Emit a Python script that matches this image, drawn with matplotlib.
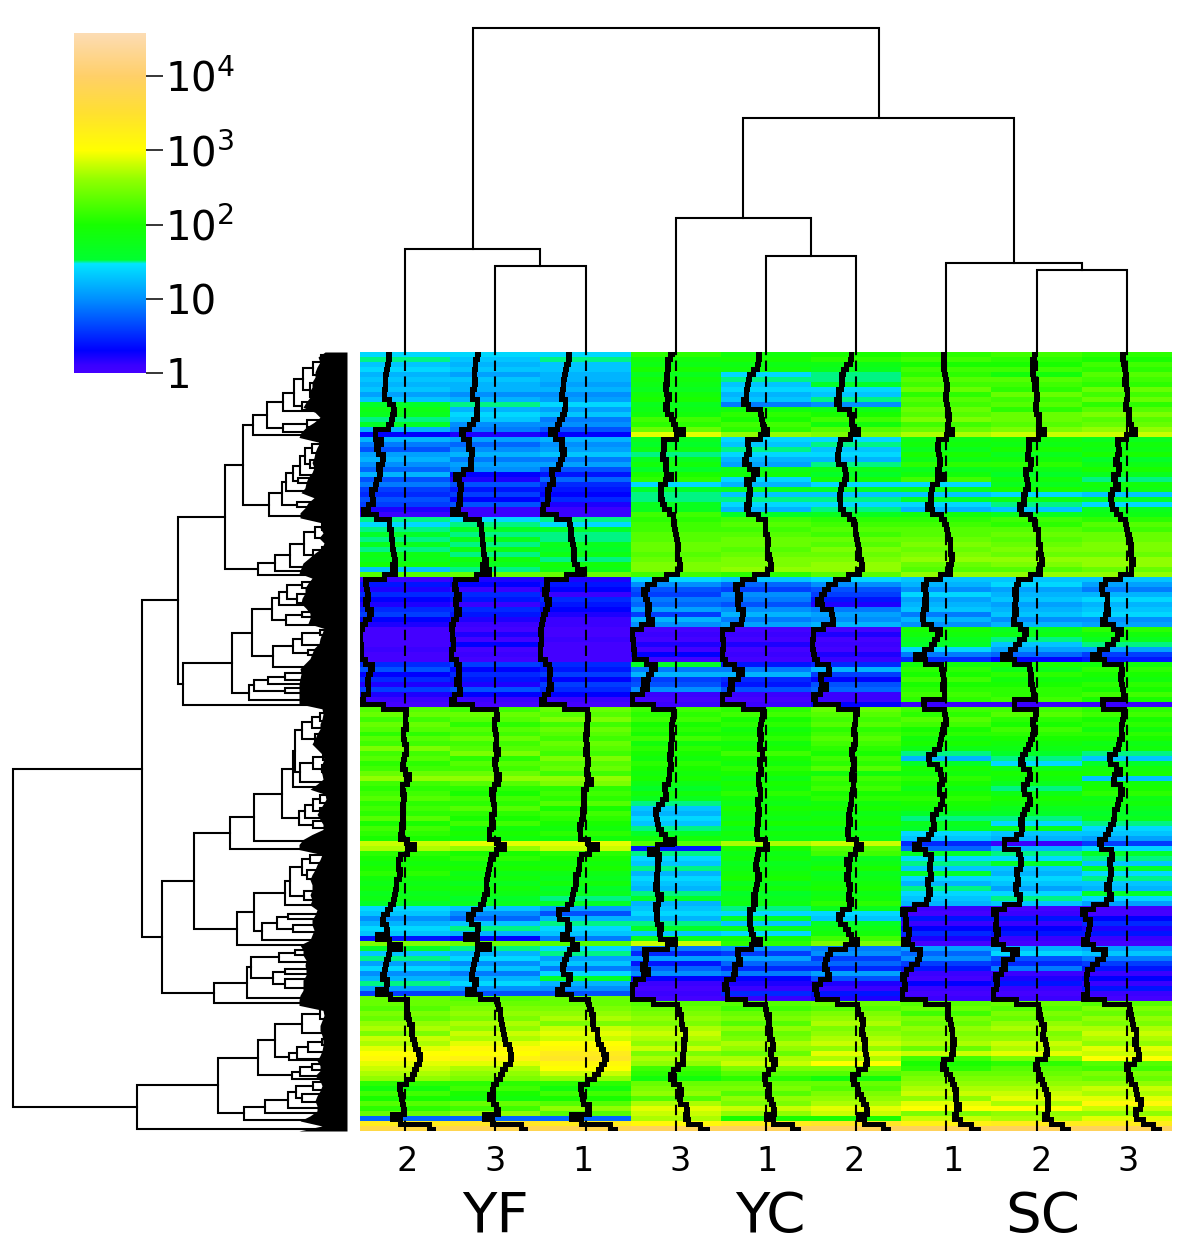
import numpy as np
import matplotlib
matplotlib.use("Agg")
import matplotlib.pyplot as plt
from matplotlib.colors import LinearSegmentedColormap

plt.rcParams['font.family'] = ['DejaVu Sans']
plt.rcParams['mathtext.default'] = 'regular'

# heat values: log10(count) in tenths, one list per sample, rows top to bottom
YF2 = [14,15,13,14,12,13,12,13,11, 13,16,18,17, 15,16,12,3, 12,9,7,11,12,10,8,12,7,9,6, 5,7,6,2,1,
       15,14,15,16,15,17,15,18,17,19,13,23,
       1,4,2,5,3,2,5,6,3,2, 0,0,0,0,1,0,0, 5,7,3,5,2,6, 2,1,0,
       23,24,22,24,23,21,23,22,25,22,23,21,22,24,26,22,21,22,23,21,22,21,23,20,22,21,20,28,
       27,21,20,19,20,21,19,18,19,17,18,16, 14,13,10,12,14,13,4,25, 16,13,15,11,14,10,12,15,11,6,24,
       24,23,25,24,26,27,25, 28,27,29,30,31,29,28, 27,26, 21,19,22,20,23,21,24, 8, 33,37]
YF3 = [14,13,12,13,11,13,12,12,10, 12,15,12,14, 13,10,9,2, 11,8,10,12,9,11,10,3,2,7,4, 6,3,7,1,1,
       14,15,16,15,17,15,18,15,19,17,15,24,
       2,3,1,5,4,1,5,4,2,1, 0,2,0,3,0,1,0, 6,3,5,4,2,7, 3,1,0,
       22,24,23,21,23,22,24,22,23,25,21,23,22,24,26,23,21,20,22,21,23,21,20,22,19,20,19,29,
       26,20,21,19,20,18,19,17,19,18,16,17, 13,10,8,13,15,12,3,24, 15,12,14,10,13,9,12,14,10,7,23,
       24,25,26,25,27,26,28, 27,29,31,30,32,29,27, 26,25, 21,22,20,19,24,22,26, 8, 34,38]
YF1 = [14,15,13,13,12,12,11,12,10, 11,14,11,13, 9,10,7,3, 12,10,11,13,9,11,7,4,8,5,4, 3,5,2,1,1,
       15,14,16,15,15,17,16,18,15,19,18,24,
       2,4,3,1,5,4,3,2,1,1, 0,0,1,0,0,0,0, 5,4,6,3,6,5, 3,1,0,
       24,23,25,22,24,23,22,24,23,22,25,23,24,22,26,25,21,22,21,23,20,22,21,20,19,21,19,29,
       28,21,20,19,20,18,17,19,16,17,15,16, 11,7,12,15,14,13,9,23, 14,15,11,13,9,14,16,12,10,7,24,
       24,25,26,27,25,28,29, 28,30,31,33,34,31,30, 28,26, 21,19,22,20,23,26,23, 8, 33,38]
YC3 = [21,19,18,20,17,19,18,17,19, 20,17,18,19, 22,21,24,29, 17,16,18,15,17,19,16,20,21,14,16, 15,15,17,17,22,
       21,22,22,23,23,24,24,23,24,25,25,22,
       14,10,7,6,9,8,11,6,12,10, 0,1,0,2,0,3,0, 16,9,12,6,7,10, 1,0,1,
       22,21,22,20,21,20,22,19,21,20,19,21,20,19,20,18,16,19,17,15,13,12,14,13,15,16,19,23,
       4,15,14,13,15,12,14,13,12,15,16,12, 13,14,12,15,16,13,17,28, 9,5,11,4,8,10,3,1,0,1,0,
       23,24,25,26,25,27,28, 27,26,28,25,27,26,22, 21,19, 24,25,26,23,27,29,28, 27, 31,39]
YC1 = [19,20,18,19,14,15,13,14,12, 13,9,19,21, 20,22,21,26, 14,13,15,14,12,11,18,19,14,12,17, 13,15,14,12,16,
       22,23,22,23,24,24,23,24,25,25,26,21,
       13,8,6,10,9,7,10,12,9,11, 0,1,0,2,0,1,0, 4,9,12,5,4,7, 1,0,1,
       21,22,20,21,19,20,21,19,20,22,20,19,21,20,18,20,19,21,19,18,20,19,18,20,17,19,18,27,
       20,18,19,17,18,19,20,17,19,16,17,18, 15,14,16,13,17,14,19,21, 10,6,11,8,5,9,3,2,1,5,1,
       23,22,24,25,23,26,24, 25,27,26,24,27,28,25, 23,21, 24,25,23,26,25,28,26, 20, 33,39]
YC2 = [20,21,18,17,15,15,16,14,13, 15,10,18,20, 22,19,23,25, 14,15,13,14,12,15,18,16,19,14,16, 13,15,14,15,17,
       21,22,23,22,24,23,25,24,25,26,26,23,
       14,10,7,6,4,2,9,11,10,12, 0,2,0,1,0,2,1, 5,12,6,3,7,8, 1,1,3,
       24,23,22,23,21,22,23,22,21,20,22,21,23,19,22,21,22,20,21,19,20,18,19,20,17,19,18,28,
       23,22,17,18,20,17,18,19,20,18,19,21, 17,14,13,16,18,19,22,25, 9,10,6,8,5,11,7,2,1,4,2,
       24,23,25,26,27,25,26, 27,28,26,29,27,30,25, 23,19, 24,23,25,26,27,29,28, 20, 34,39]
SC1 = [21,22,20,22,21,23,22,24,21, 23,22,24,23, 25,22,24,27, 18,19,17,20,18,21,17,19,22,14,17, 13,16,14,12,19,
       21,22,23,23,24,25,24,25,26,24,23,26,
       13,12,10,14,11,12,13,9,12,10, 20,19,17,16,14,9,5, 19,21,20,22,20,21, 22,21,1,
       22,21,23,22,20,21,19,20,18,15,12,16,20,19,21,20,18,20,21,20,19,16,15,17,16,14,13,5,
       8,16,14,15,13,16,14,12,15,14,13,12, 1,0,4,1,3,5,2,0, 11,8,10,6,4,1,0,3,1,0,1,
       23,24,22,25,24,26,25, 26,27,24,28,22,20,21, 24,25, 26,27,28,26,29,30,25, 28, 32,39]
SC2 = [22,21,20,22,19,23,22,21,24, 22,23,21,24, 24,23,25,28, 19,18,20,17,19,21,18,16,19,17,20, 14,18,15,13,17,
       22,21,23,24,23,24,25,24,26,25,23,26,
       13,14,11,12,13,11,12,13,10,12, 17,18,15,13,11,8,3, 20,18,21,19,20,21, 21,22,1,
       22,23,21,20,22,21,20,19,18,16,15,14,18,20,19,17,15,18,20,19,17,16,15,14,17,13,12,1,
       12,15,14,16,13,12,14,13,11,14,15,13, 0,1,4,1,3,4,1,0, 12,14,7,5,9,1,2,4,1,0,1,
       24,23,25,24,26,27,25, 26,28,27,29,25,21,23, 24,25, 26,27,28,29,27,30,26, 27, 33,39]
SC3 = [21,20,22,21,23,22,21,24,22, 24,21,23,25, 23,24,26,28, 17,19,18,20,16,18,20,17,15,19,18, 13,16,14,17,18,
       21,23,22,24,24,25,25,24,26,26,24,26,
       13,11,9,12,14,12,13,14,10,11, 21,19,17,15,11,6,4, 19,21,20,19,21,20, 22,20,1,
       21,22,20,21,19,21,20,18,19,15,13,16,19,20,13,19,20,21,18,19,17,16,17,15,14,13,11,6,
       14,16,15,13,16,14,15,13,12,16,14,11, 0,0,3,5,2,4,1,0, 11,13,9,6,4,1,3,1,4,1,0,
       23,25,24,26,25,27,28, 27,26,29,28,30,23,22, 25,24, 26,28,27,29,31,28,26, 29, 33,39]

SAMPLES = [YF2, YF3, YF1, YC3, YC1, YC2, SC1, SC2, SC3]
REPLICATES = ['2', '3', '1', '3', '1', '2', '1', '2', '3']
GROUPS = ['YF', 'YC', 'SC']
COLORBAR_TICKS = [0, 1, 2, 3, 4]
COLORBAR_LABELS = ['1', '10', '10$^{2}$', '10$^{3}$', '10$^{4}$']
VMAX = 4.58

# column dendrogram: leaves are column numbers, nodes are (height, a, b)
col_yf = (103, 0, (86, 1, 2))
col_yc = (134, 3, (96, 4, 5))
col_sc = (89, 6, (82, 7, 8))
COL_TREE = (324, col_yf, (234, col_yc, col_sc))

# row dendrogram: leaves are ranks from the top, nodes are (height, upper, lower)
N_k = (80, (64, (53, (44, (34, (26, 3, 16), 23), (37, 31, 45)), (45, 50, 58)), 59), (64, (40, 68, 75), 80))
N_l = (94, N_k, 83)
N_t = (78, (65, (61, (54, (47, (42, (35, (27, 88, 95), 101), (37, 108, 116)), 123), (49, 126, 131)), 139), (50, 150, 155)), 164)
N_z = (89, (72, (57, (43, (32, (25, 171, 178), 186), (34, (25, 195, 201), 208)), 215), 219), 223)
T225 = (122, (104, N_l, N_t), N_z)
T272 = (75, (68, (60, (45, 230, 236), (50, 242, 251)), 253), (61, (45, 260, 265), 273))
T273 = (74, (54, (45, (27, 278, 283), 293), (39, 298, 303)), 315)
D250 = (98, (93, (79, (62, 321, 328), 332), (62, 336, 341)), 348)
X183 = (164, (115, (95, T272, T273), D250), 353)
X178 = (169, T225, X183)
F5 = (52, (45, (35, (27, (19, 358, 363), 369), 376), (32, 382, 391)), (47, (34, (24, 402, 408), (25, 413, 420)), 430))
H4 = (42, (34, (27, (19, 440, 446), 451), (27, 456, 461)), 466)
X282 = (65, (54, F5, 435), (48, H4, (34, 469, 476)))
X230 = (117, (93, X282, 489), 497)
T285 = (62, (57, (45, (37, 503, 511), (40, 518, 527)), (43, 539, 548)), 553)
K2 = (85, (70, (59, 562, 567), (54, 573, 580)), 588)
X194 = (153, X230, (110, (93, T285, K2), 593))
X214 = (133, (100, (96, (68, (52, 598, 603), 610), (74, (62, 617, 622), (62, 627, 636))), 646), 651)
X142 = (205, X178, (185, X194, X214))
R275 = (72, (45, (27, (19, 654, 660), 667), 681), (58, (50, (39, (25, 687, 693), 700), 707), 708))
R258 = (89, R275, (55, (47, (35, 712, 718), 724), 727))
R245 = (103, (82, (59, (51, (34, 730, 738), (45, 742, 750)), 756), 761), 768)
X137 = (210, (129, R258, R245), 777)
ROW_TREE = (334, X142, X137)

# reach of the dense leaf mass, every 5 ranks from the top
LEAF_REACH = [22,29,27,30,32,32,35,35,38,37,41,44,32,27,33,41,46,48,27,30,32,33,35,33,35,39,41,42,46,33,39,42,47,47,
              25,27,24,28,23,25,32,38,44,46,48,35,39,42,42,45,46,41,37,37,39,23,25,27,28,33,35,37,42,47,46,47,48,48,48,48,48,
              25,24,25,27,27,30,32,35,30,25,23,25,27,25,24,30,37,22,21,24,27,30,27,24,24,35,44,48,48,
              25,27,30,32,35,37,35,35,37,35,37,30,32,35,35,33,35,37,47,44,44,41,42,41,41,44,44,44,47,48,48,
              24,23,25,27,27,25,24,24,25,27,30,27,27,32,27,25,27,30,32,30,30,37,47,25,48]

W, H = 1200, 1253
fig = plt.figure(figsize=(W / 100, H / 100), dpi=100, facecolor='white')


def px_axes(x0, y0, x1, y1):
    return fig.add_axes([x0 / W, 1 - y1 / H, (x1 - x0) / W, (y1 - y0) / H])


stops = [(0.0, '#4400ff'), (0.1, '#3a00ff'), (0.3, '#0000ff'), (1.0, '#0090ff'), (1.47, '#00e5ff'),
         (1.52, '#00ff30'), (2.0, '#18ff00'), (2.6, '#90ff00'), (3.0, '#ffff00'),
         (3.5, '#ffe030'), (4.0, '#ffcf68'), (VMAX, '#fcdcb4')]
cmap = LinearSegmentedColormap.from_list('heat', [(v / VMAX, c) for v, c in stops], N=1024)

LW = 1.5

# heatmap and traces
ax = px_axes(360, 352, 1172, 1131)
values = np.array(SAMPLES, dtype=float).T / 10
n_rows, n_cols = values.shape
im = ax.imshow(values, cmap=cmap, vmin=0, vmax=VMAX, aspect='auto', interpolation='nearest',
               extent=(0, n_cols, n_rows, 0))
rows = np.arange(n_rows) + 0.5
for c in range(n_cols):
    ax.axvline(c + 0.5, color='black', lw=LW, dashes=(5, 2.6))
    ax.step(c + values[:, c] / VMAX, rows, where='mid', color='black', lw=3.6, solid_joinstyle='miter')
ax.set_xlim(0, n_cols)
ax.set_ylim(n_rows, 0)
for s in ax.spines.values():
    s.set_visible(False)
ax.set_yticks([])
label_shift = np.array([2, 0, -3, 4, 1, -2, 7, 5, 1]) / 90.2
ax.set_xticks(np.arange(n_cols) + 0.5 + label_shift)
ax.set_xticklabels(REPLICATES, fontsize=24)
ax.tick_params(axis='x', length=0, pad=10)

for name, x in zip(GROUPS, [495, 770, 1043]):
    fig.text(x / W, 1 - 1217 / H, name, fontsize=40.5, ha='center', va='center')


def draw_tree(node, ax, horizontal):
    """Draw a (height, a, b) node; returns (leaf position, height)."""
    if not isinstance(node, tuple):
        return node, 0
    h, a, b = node
    pa, ha = draw_tree(a, ax, horizontal)
    pb, hb = draw_tree(b, ax, horizontal)
    xs = [pa, pa, pb, pb]
    ys = [ha, h, h, hb]
    if horizontal:
        ax.plot(ys, xs, color='black', lw=LW, solid_joinstyle='miter', solid_capstyle='projecting')
    else:
        ax.plot(xs, ys, color='black', lw=LW, solid_joinstyle='miter', solid_capstyle='projecting')
    return (pa + pb) / 2, h


# column dendrogram
top = px_axes(360, 0, 1172, 352)
top.set_xlim(0, n_cols)
top.set_ylim(0, 352)
top.axis('off')


def shift_leaves(node):
    return (node[0], shift_leaves(node[1]), shift_leaves(node[2])) if isinstance(node, tuple) else node + 0.5


draw_tree(shift_leaves(COL_TREE), top, False)

# row dendrogram
left = px_axes(0, 352, 347, 1131)
left.set_xlim(347, 0)
left.set_ylim(779, 0)
left.axis('off')
draw_tree(ROW_TREE, left, True)
ranks = np.arange(len(LEAF_REACH)) * 779 / (len(LEAF_REACH) - 1)
left.fill_betweenx(ranks, 0, LEAF_REACH, color='black', lw=0)

# colour key
cax = px_axes(74, 33, 146, 373)
cb = fig.colorbar(im, cax=cax, ticks=COLORBAR_TICKS)
cb.ax.set_yticklabels(COLORBAR_LABELS, fontsize=29)
cb.ax.tick_params(length=12, width=1.1, pad=2)
cb.outline.set_visible(False)

fig.savefig('out.png', dpi=100)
◇ ◇ ◇
→ Written request
Reproduce the material above from its first line through the line containing "plt.rcParams['mathtext.default'] = 'regular'", both ends included, and skip every picture.

→ Output for this exercise
Emit a Python script that matches this image, drawn with matplotlib.
import numpy as np
import matplotlib
matplotlib.use("Agg")
import matplotlib.pyplot as plt
from matplotlib.colors import LinearSegmentedColormap

plt.rcParams['font.family'] = ['DejaVu Sans']
plt.rcParams['mathtext.default'] = 'regular'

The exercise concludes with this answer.